Whether to send flagged account or transaction records is determined by an environment variable called DATA_TYPE. We can run those apps as shown below.
* flagged account – DATE_TYPE=account python producer.py
* transaction – DATE_TYPE=transaction python producer.py
Once we start the apps, we can check the topics for the source data are created and messages are ingested in Kpow.
The Flink application is built using the Table API. We have two Kafka source topics and one output topic. Simply put, we can query the records of the topics as tables of unbounded real-time streams with the Table API. In order to read/write records from/to a Kafka topic, we need to specify the Kafka connector artifact that we downloaded earlier as the pipeline jar. Note we only need to configure the connector jar when we develop the app locally as the jar file will be specified by the –jarfile option for KDA. We also need the application properties file (application_properties.json) in order to be comparable with KDA. The file contains the Flink runtime options in KDA as well as application specific properties. All the properties should be specified when deploying via KDA and, for local development, we keep them as a json file and only the application specific properties are used.
The tables for the source and output topics can be created using SQL with options that are related to the Kafka connector.
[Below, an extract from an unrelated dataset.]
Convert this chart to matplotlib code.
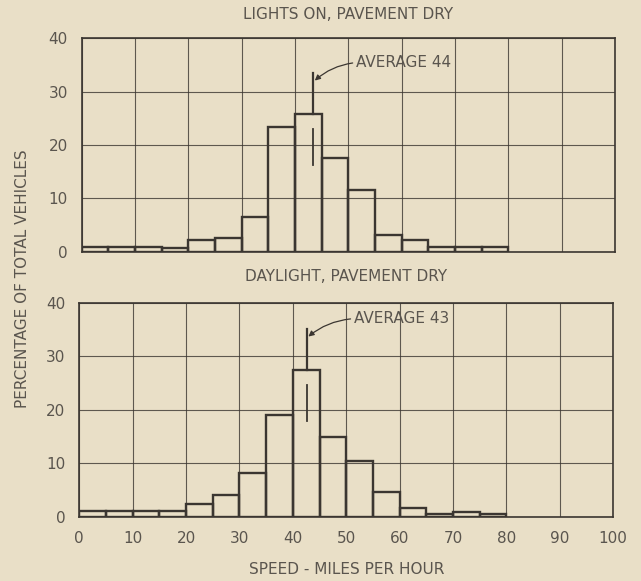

Key options cover the connector name (connector), topic name (topic), bootstrap server address (properties.bootstrap.servers) and format (format). See the connector document for more details about the connector configuration. When it comes to inserting flagged transaction records into the output topic, we use a function written in SQL as well – insert_into_stmt.
In the main method, we create all the source and sink tables after mapping relevant application properties. Then the output records are inserted into the output Kafka topic. Note that the output records are printed in the terminal additionally when the app is running locally for ease of checking them. We can run the app as following – RUNTIME_ENV=LOCAL python processor.py.
The terminal on the right-hand side shows the output records of the Flink app while the left-hand side records logs of the transaction app. We see that the account IDs end with all odd numbers, which matches transactions from flagged accounts.
We can also see details of all the topics in Kpow as shown below.
Sink Output Data
Kafka Connect provides a REST API that manages connectors, and we can create a connector programmatically using it. The REST endpoint requires a JSON payload that includes connector configurations.
The connector is configured to write messages from the flagged-transactions topic into the DynamoDB table created earlier. It requires to specify the table name, AWS region, operation, write capacity and whether to use the default credential provider – see the documentation for details. Note that, if you don’t use the default credential provider, you have to specify the access key id and secret access key. Note further that, although the current LTS version is v3.18.2, the default credential provider option didn’t work for me, and I was recommended to use v3.20.3 instead. Finally, the camel.sink.unmarshal option is to convert data from the internal java.util.HashMap type into the required java.io.InputStream type. Without this configuration, the connector fails with org.apache.camel.NoTypeConversionAvailableException error.
Below shows the sink connector details on Kpow.
We can check the ingested records on the DynamoDB table items view. Below shows a list of scanned records.
Apache Flink is widely used for building real-time stream processing applications. On AWS, Kinesis Data Analytics (KDA) is the easiest option to develop a Flink app as it provides the underlying infrastructure. Re-implementing a solution from an AWS workshop, this series of posts discuss how to develop and deploy a fraud detection app using Kafka, Flink and DynamoDB. In this post, we covered local development using Docker, and deployment via KDA will be discussed in part 2.